(Source code of charts)
(begin)
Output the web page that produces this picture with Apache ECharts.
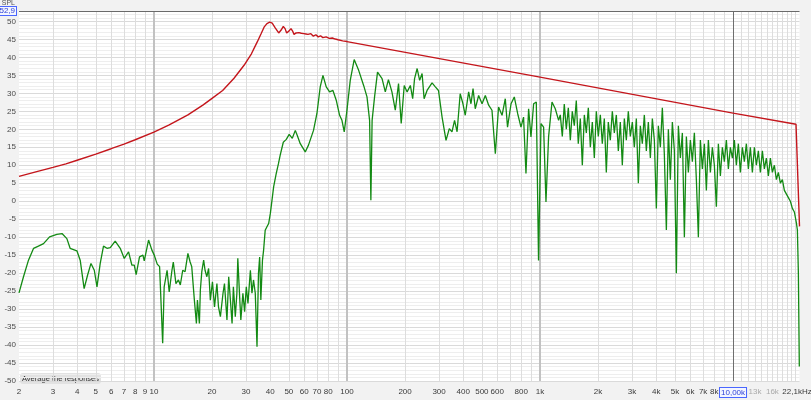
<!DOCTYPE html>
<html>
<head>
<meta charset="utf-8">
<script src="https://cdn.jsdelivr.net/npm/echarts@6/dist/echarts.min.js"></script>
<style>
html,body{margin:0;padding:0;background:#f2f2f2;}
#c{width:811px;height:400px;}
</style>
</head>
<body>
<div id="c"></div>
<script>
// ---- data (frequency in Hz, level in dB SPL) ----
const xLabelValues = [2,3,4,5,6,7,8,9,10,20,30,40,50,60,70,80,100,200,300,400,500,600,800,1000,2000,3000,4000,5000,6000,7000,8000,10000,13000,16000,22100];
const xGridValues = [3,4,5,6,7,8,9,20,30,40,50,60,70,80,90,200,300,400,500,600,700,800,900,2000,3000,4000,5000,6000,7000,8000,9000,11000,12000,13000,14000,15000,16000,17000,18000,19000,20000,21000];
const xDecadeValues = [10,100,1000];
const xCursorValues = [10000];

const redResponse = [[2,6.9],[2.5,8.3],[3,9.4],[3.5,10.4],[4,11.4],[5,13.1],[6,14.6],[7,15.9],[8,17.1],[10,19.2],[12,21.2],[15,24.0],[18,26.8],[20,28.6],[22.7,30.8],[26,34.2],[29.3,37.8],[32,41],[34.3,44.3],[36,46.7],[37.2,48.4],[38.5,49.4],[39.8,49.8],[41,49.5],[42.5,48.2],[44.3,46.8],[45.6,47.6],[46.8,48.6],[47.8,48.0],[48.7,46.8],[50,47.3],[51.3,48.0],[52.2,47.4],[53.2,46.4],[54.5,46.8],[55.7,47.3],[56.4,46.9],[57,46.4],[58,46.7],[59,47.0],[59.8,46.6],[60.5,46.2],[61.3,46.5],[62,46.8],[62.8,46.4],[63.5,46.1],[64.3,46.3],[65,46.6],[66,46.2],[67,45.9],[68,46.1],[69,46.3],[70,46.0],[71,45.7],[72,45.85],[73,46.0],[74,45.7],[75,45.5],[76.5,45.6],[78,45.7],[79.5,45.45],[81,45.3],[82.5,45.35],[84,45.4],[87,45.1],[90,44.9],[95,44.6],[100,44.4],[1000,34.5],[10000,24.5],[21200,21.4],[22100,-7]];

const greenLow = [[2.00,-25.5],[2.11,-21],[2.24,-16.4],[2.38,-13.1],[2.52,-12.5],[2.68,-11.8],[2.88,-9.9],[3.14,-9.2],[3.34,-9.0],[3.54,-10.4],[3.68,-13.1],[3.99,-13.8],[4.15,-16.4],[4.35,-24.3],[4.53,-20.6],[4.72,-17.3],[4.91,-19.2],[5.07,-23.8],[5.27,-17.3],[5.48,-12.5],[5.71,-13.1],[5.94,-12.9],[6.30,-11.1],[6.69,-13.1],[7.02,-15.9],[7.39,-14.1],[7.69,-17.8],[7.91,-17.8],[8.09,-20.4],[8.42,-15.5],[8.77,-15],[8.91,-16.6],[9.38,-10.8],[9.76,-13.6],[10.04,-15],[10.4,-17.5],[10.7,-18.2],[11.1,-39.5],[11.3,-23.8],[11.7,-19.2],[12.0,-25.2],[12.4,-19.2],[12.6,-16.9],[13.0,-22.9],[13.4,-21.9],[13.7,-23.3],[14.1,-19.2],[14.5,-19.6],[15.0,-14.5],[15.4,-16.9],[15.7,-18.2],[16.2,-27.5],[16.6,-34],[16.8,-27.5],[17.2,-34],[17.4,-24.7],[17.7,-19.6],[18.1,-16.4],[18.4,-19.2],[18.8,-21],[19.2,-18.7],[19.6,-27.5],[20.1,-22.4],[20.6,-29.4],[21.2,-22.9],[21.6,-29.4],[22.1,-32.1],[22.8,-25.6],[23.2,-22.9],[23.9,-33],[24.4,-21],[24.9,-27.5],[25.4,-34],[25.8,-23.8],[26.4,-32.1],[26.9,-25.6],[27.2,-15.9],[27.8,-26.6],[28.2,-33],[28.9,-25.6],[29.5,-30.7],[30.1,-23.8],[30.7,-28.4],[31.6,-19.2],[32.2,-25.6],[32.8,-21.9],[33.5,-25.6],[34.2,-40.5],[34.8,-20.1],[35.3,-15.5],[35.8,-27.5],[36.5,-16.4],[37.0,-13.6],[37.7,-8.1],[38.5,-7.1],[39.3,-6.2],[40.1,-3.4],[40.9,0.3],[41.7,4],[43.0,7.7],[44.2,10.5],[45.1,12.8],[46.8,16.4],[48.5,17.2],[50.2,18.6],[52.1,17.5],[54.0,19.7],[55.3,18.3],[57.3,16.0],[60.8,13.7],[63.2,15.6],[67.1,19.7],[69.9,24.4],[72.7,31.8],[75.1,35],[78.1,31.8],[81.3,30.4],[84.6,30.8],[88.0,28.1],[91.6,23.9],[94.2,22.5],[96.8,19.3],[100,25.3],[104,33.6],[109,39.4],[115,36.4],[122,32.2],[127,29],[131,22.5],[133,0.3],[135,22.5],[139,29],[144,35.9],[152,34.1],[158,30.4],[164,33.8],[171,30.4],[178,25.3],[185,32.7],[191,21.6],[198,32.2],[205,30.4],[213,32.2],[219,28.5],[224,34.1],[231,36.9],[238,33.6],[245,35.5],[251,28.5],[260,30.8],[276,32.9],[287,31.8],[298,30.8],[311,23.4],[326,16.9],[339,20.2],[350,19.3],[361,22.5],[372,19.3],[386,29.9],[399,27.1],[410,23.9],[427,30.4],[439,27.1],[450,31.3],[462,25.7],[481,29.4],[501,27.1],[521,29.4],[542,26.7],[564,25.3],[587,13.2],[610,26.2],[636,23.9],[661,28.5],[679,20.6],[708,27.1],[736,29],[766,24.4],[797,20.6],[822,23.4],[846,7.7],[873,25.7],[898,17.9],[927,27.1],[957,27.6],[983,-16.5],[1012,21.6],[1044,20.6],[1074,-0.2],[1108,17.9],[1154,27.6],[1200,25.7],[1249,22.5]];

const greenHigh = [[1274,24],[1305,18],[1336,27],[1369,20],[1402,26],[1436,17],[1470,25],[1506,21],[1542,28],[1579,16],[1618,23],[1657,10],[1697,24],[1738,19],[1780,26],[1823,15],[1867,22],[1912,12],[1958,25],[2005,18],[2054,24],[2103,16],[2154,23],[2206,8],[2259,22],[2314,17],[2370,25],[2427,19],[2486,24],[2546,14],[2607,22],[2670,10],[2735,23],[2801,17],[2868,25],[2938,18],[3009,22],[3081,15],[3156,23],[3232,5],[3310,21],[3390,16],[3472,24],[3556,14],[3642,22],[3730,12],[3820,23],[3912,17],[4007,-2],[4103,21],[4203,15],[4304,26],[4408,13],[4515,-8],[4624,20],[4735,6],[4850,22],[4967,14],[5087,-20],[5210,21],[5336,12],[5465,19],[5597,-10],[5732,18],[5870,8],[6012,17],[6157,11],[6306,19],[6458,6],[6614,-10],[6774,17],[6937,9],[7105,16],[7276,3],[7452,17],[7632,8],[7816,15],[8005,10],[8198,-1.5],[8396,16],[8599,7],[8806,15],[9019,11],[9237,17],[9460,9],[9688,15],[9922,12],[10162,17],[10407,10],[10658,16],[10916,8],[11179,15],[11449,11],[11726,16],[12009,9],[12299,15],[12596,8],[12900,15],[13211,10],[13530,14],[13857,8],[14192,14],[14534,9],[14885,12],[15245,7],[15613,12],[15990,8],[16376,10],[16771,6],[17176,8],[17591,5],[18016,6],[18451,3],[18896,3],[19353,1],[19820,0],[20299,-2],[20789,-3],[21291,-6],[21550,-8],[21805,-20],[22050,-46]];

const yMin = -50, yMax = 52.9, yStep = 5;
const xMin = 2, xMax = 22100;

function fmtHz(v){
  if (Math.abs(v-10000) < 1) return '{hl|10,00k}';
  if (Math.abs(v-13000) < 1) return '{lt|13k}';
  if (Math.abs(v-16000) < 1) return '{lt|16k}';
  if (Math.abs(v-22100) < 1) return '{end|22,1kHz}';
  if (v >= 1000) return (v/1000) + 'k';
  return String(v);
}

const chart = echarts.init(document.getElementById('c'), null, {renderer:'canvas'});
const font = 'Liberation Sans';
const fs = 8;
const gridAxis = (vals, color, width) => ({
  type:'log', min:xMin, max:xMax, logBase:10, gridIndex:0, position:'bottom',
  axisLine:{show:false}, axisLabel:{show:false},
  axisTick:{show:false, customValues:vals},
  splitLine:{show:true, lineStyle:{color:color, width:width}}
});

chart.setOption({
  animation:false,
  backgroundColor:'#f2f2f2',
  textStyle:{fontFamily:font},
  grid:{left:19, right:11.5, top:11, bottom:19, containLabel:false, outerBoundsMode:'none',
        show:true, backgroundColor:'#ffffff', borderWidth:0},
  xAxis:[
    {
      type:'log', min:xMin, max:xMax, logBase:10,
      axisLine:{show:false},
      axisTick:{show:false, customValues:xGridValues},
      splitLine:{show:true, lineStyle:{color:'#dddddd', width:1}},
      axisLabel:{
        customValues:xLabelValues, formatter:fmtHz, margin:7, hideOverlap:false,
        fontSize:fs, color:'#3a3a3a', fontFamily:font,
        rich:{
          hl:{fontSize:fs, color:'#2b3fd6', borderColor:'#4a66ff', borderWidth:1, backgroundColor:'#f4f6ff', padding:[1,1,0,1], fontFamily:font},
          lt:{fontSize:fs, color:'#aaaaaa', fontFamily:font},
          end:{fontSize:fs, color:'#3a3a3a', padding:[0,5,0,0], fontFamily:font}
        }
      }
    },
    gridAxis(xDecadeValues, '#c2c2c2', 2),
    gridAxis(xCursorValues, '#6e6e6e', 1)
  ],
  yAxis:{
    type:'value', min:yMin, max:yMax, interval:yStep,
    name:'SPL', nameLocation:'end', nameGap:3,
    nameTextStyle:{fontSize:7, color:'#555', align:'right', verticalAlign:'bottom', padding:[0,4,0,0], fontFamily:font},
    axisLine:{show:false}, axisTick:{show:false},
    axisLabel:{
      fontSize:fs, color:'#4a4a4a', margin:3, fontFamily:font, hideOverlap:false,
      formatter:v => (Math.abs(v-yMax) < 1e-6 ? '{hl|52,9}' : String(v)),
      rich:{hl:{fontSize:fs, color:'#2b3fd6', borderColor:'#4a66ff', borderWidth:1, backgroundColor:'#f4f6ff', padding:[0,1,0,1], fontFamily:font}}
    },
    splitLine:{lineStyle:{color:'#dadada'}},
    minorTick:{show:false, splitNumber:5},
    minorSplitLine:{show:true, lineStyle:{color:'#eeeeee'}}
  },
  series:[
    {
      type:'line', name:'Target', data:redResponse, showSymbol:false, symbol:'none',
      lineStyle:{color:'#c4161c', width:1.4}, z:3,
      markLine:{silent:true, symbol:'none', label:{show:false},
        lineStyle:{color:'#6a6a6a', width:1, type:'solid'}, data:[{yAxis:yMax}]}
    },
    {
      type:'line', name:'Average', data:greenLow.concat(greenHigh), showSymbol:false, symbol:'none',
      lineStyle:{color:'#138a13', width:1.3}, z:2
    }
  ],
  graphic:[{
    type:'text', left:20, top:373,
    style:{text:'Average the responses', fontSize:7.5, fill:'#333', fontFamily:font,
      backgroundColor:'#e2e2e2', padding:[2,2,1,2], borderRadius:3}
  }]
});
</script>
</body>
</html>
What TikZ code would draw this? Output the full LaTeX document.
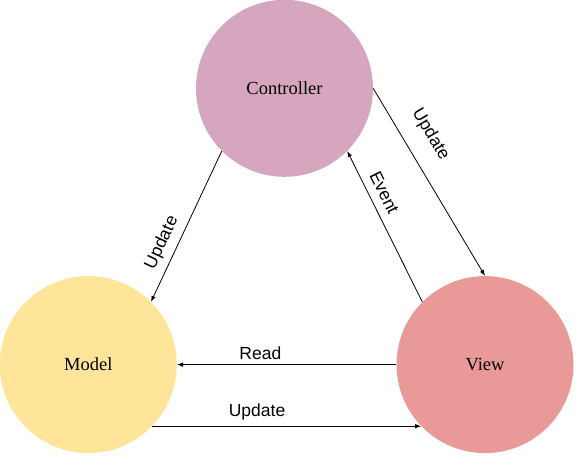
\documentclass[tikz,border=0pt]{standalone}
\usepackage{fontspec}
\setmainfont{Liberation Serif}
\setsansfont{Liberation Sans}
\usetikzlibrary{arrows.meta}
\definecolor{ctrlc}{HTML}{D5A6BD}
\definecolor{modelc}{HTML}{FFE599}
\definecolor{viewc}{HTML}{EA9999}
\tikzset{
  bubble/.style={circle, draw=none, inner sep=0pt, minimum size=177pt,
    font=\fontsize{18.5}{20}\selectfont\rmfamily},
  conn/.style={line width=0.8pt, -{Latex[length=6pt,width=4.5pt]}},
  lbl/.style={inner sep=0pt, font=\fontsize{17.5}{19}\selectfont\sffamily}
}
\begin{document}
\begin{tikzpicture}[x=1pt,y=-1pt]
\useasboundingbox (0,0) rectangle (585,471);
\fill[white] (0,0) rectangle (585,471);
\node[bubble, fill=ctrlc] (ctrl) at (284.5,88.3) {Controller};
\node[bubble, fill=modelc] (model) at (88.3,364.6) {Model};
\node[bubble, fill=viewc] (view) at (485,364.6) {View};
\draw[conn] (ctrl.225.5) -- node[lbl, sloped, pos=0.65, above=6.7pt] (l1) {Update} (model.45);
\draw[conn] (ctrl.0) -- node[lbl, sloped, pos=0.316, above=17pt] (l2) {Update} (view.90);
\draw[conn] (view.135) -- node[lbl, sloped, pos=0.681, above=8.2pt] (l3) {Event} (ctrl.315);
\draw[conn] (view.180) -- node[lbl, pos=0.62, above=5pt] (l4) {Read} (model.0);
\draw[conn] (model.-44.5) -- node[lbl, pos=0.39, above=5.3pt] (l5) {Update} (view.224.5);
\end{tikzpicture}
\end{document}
(end)
Exercise instructions: Leave out all pictures and retype precisely the lines that run from the line containing "What TikZ code" to the last line of the records.

Problem solution:
What TikZ code would draw this? Output the full LaTeX document.
\documentclass[tikz,border=0pt]{standalone}
\usepackage{fontspec}
\setmainfont{Liberation Serif}
\setsansfont{Liberation Sans}
\usetikzlibrary{arrows.meta}
\definecolor{ctrlc}{HTML}{D5A6BD}
\definecolor{modelc}{HTML}{FFE599}
\definecolor{viewc}{HTML}{EA9999}
\tikzset{
  bubble/.style={circle, draw=none, inner sep=0pt, minimum size=177pt,
    font=\fontsize{18.5}{20}\selectfont\rmfamily},
  conn/.style={line width=0.8pt, -{Latex[length=6pt,width=4.5pt]}},
  lbl/.style={inner sep=0pt, font=\fontsize{17.5}{19}\selectfont\sffamily}
}
\begin{document}
\begin{tikzpicture}[x=1pt,y=-1pt]
\useasboundingbox (0,0) rectangle (585,471);
\fill[white] (0,0) rectangle (585,471);
\node[bubble, fill=ctrlc] (ctrl) at (284.5,88.3) {Controller};
\node[bubble, fill=modelc] (model) at (88.3,364.6) {Model};
\node[bubble, fill=viewc] (view) at (485,364.6) {View};
\draw[conn] (ctrl.225.5) -- node[lbl, sloped, pos=0.65, above=6.7pt] (l1) {Update} (model.45);
\draw[conn] (ctrl.0) -- node[lbl, sloped, pos=0.316, above=17pt] (l2) {Update} (view.90);
\draw[conn] (view.135) -- node[lbl, sloped, pos=0.681, above=8.2pt] (l3) {Event} (ctrl.315);
\draw[conn] (view.180) -- node[lbl, pos=0.62, above=5pt] (l4) {Read} (model.0);
\draw[conn] (model.-44.5) -- node[lbl, pos=0.39, above=5.3pt] (l5) {Update} (view.224.5);
\end{tikzpicture}
\end{document}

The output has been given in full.